Historical Invention

Today, I completed drafting Chapter 28 of my manuscript dealing with the history of the Roman Republic. What has amazed me more and more about this work is the extent that historical events and persons were used in the creation of an inventive mind, mainly the mind of Livy, but also the gullibility of Plutarch in accepting Livy's account. More than perhaps any other person, Marcus Furius Camillus is used as the focus of resurrecting the reputation of the ancient Romans. He is central to both themes that are so strongly presented by Livy, which include "the struggle of the orders" (the struggle for power and recognition between the patricians and the plebeians) and the "equalization of the orders". In the process, Camillus becomes a resurrectional figure in the scenario presented by Livy and accepted by the ancient sources, as well as the modern scholars.

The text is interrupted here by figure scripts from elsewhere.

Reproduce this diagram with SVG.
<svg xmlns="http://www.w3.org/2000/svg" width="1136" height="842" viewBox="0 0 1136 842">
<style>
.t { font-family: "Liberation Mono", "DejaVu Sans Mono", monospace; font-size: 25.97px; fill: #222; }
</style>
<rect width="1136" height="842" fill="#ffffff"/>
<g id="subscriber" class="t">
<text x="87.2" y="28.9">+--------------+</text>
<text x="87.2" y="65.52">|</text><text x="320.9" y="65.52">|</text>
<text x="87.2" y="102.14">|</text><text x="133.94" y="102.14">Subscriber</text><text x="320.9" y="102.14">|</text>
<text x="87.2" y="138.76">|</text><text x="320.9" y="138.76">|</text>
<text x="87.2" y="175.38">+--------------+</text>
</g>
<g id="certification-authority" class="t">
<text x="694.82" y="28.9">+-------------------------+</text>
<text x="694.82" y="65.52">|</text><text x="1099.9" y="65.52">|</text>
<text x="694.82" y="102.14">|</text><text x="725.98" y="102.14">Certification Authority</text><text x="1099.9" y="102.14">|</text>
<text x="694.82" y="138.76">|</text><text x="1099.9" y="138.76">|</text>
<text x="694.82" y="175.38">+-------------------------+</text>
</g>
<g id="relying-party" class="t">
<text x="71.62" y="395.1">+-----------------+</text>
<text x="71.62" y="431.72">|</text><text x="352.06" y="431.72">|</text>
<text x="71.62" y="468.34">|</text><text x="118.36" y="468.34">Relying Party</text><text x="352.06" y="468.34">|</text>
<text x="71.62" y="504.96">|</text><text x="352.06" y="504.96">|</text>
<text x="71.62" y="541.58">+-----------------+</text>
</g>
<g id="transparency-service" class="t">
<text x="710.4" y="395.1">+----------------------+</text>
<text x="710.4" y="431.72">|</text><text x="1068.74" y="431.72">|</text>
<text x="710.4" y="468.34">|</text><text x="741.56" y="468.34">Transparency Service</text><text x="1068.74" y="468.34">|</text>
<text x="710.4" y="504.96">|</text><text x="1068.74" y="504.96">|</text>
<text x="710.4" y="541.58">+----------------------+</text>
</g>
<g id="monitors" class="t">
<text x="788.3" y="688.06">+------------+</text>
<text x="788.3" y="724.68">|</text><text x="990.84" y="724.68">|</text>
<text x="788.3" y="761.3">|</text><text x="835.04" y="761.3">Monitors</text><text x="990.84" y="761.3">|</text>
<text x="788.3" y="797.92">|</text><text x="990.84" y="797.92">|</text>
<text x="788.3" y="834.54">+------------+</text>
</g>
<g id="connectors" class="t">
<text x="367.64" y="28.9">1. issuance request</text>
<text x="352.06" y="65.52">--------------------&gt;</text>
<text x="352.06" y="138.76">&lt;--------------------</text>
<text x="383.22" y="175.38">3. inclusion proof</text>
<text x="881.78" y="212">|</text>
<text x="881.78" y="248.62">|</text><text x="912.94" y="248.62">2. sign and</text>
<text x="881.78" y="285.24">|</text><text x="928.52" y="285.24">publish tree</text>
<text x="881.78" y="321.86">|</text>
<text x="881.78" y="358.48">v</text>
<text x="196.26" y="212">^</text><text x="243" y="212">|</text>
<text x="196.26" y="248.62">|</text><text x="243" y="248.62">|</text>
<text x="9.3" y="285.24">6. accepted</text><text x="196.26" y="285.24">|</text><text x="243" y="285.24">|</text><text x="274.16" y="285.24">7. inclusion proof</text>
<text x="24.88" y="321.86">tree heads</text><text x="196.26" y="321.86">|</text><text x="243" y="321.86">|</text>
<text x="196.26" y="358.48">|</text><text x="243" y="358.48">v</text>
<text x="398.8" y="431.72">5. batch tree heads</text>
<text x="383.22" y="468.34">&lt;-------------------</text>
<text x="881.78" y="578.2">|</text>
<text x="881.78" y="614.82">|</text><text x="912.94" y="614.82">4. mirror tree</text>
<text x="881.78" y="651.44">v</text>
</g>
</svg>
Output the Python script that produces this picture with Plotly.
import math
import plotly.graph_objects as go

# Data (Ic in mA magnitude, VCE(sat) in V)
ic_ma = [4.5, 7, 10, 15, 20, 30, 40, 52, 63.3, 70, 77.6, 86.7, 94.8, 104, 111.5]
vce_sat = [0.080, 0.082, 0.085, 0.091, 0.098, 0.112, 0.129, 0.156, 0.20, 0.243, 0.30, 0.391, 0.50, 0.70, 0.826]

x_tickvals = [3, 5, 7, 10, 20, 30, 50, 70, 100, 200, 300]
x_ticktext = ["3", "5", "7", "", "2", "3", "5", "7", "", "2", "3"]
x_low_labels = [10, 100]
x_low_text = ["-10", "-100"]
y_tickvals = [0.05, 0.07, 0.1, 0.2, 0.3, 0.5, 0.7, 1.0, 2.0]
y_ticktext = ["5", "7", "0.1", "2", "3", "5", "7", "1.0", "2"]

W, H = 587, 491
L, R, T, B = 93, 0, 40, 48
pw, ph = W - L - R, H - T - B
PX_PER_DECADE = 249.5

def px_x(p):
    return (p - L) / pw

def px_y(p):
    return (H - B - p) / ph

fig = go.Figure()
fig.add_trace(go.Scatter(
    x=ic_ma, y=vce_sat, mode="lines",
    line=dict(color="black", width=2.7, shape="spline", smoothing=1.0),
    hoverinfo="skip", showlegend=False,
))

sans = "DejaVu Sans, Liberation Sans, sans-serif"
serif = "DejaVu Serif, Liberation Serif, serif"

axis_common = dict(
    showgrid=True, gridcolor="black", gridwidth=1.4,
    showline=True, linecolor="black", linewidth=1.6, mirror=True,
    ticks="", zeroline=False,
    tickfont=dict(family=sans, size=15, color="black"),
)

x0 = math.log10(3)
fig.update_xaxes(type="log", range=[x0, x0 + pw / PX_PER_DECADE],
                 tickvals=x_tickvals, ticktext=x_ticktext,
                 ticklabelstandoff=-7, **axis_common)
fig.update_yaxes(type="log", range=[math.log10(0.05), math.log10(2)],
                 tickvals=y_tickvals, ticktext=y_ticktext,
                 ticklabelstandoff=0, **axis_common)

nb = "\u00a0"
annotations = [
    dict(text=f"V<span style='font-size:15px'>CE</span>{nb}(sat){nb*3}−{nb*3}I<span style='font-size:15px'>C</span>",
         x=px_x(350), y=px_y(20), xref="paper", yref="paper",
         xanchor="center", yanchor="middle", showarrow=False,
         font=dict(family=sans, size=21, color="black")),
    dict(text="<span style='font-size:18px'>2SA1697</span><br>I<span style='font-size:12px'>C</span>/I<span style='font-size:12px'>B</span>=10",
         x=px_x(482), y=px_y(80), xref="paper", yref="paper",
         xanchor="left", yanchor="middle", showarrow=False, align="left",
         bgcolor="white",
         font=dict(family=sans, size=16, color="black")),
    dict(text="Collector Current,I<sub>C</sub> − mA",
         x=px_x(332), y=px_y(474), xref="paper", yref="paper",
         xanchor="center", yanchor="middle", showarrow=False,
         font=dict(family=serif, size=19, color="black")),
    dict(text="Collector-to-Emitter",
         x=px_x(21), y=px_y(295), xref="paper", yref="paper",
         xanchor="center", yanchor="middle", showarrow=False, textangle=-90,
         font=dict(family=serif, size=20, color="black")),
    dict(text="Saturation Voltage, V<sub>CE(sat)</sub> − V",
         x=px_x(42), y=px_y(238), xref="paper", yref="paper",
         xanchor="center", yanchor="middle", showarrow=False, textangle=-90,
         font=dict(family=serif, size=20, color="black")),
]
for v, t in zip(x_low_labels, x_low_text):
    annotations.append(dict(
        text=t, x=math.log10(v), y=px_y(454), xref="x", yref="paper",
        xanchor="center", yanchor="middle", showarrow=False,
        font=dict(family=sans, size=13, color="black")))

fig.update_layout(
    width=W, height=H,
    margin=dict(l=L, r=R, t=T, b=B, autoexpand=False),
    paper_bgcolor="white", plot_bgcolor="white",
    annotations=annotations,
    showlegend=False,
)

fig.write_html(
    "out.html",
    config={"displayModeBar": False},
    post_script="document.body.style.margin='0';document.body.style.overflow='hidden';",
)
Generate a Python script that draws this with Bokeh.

No other military figure stands out in the military affairs of Rome during the period ending in the fourth century BCE and the first half of the third century BCE. Camillus is brilliant, brave, smart, efficient, determined, and yet at the same time, he is rejected and accused of heresy, theft and was tried in his absence by the plebeians after his exile from Rome. However, just in the nick of time, Livy has Camillus riding to the rescue to retrieve the shameful and humiliating defeat of the Romans by the Gauls. Camillus, in other words, would make a great fictional story and character. Livy seems to be using him as a foil to undue many shameful deeds of the Romans and in the process he has ennobled Roman history by making a disaster into a heroic epoch.